Electronic properties of 3d transitional metal pnictides : A comparative study by optical spectroscopy

TL;DR

This study compares the electronic properties of various 3d transition metal pnictides using optical spectroscopy, revealing differences in electronic correlations, optical responses, and spectral weight transfer related to Hund's coupling energy.

Contribution

It provides a comparative analysis of optical and electronic properties of KFe2As2 and CaT2As2 (T=Fe, Co, Ni, Cu), highlighting the role of Hund's coupling in pnictides.

Findings

CaCu2As2 shows a lattice collapse transition similar to other CaFe2As2 compounds.

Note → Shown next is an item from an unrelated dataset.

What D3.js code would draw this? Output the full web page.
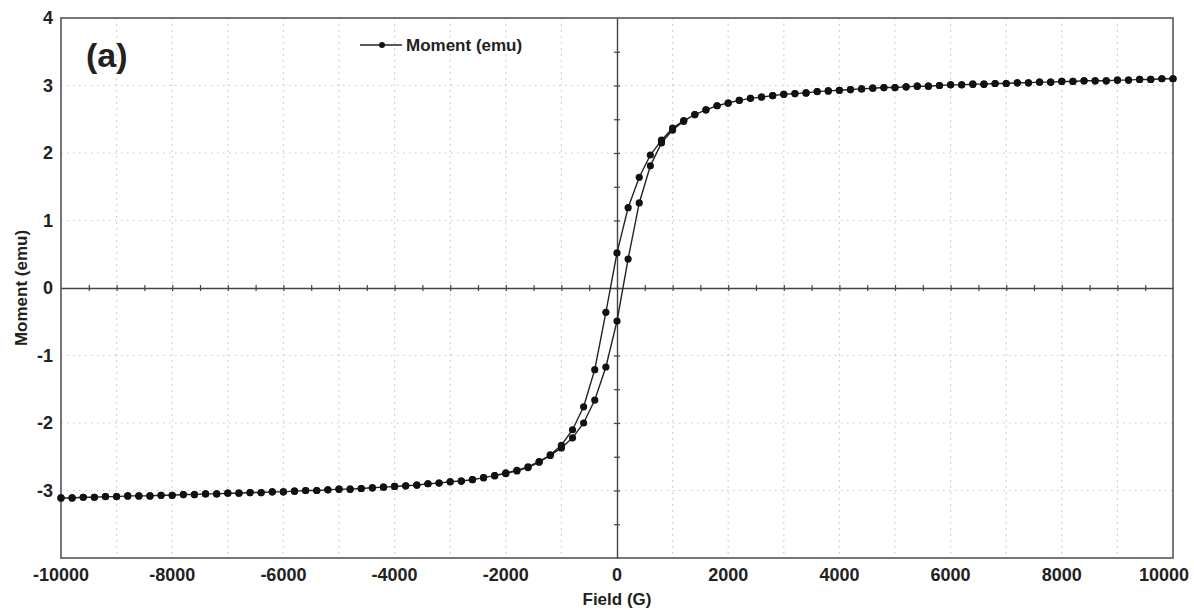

Optical response of CaCu2As2 is insensitive to the 50 K transition.

Spectral weight transfer related to Hund's coupling is observed only in iron pnictides.

Abstract

Single-crystalline KFe2As2 and CaT2As2 (T = Fe, Co, Ni, Cu) are synthesized and investigated by resistivity, susceptibility and optical spectroscopy. It is found that CaCu2As2 exhibits a similar transition to the lattice abrupt collapse transitions discovered in CaFe2(As1-xPx)2 and Ca1-xRexFe2As2 (Re-rare earth element). The resistivity of KFe2As2 and CaT2As2 (T = Fe, Co, Ni, Cu) approximately follows the similar T^2 dependence at low temperature, but the magnetic behaviors vary with different samples. Optical measurement reveals the optical response of CaCu2As2 is not sensitive to the transition at 50 K, with no indication of development of a new energy gap below the transition temperature. Using Drude-Lorentz model, We find that two Drude terms, a coherent one and an incoherent one, can fit the low-energy optical conductivity of KFe2As2 and CaT2As2 (T = Fe, Co, Ni) very well. However, in CaCu2As2, which is a sp-band metal, the low-energy optical conductivity can be well described by a coherent Drude term. Lack of the incoherent Drude term in CaCu2As2 may be attributed to the weaker electronic correlation than KFe2As2 and CaT2As2 (T = Fe, Co, Ni). Spectral weight analysis of these samples indicates that the unconventional spectral weight transfer, which is related to Hund's coupling energy J_H, is only observed in iron pnictides, supporting the viewpoint that J_H may be a key clue to seek the mechanism of magnetism and superconductivity in pnictides.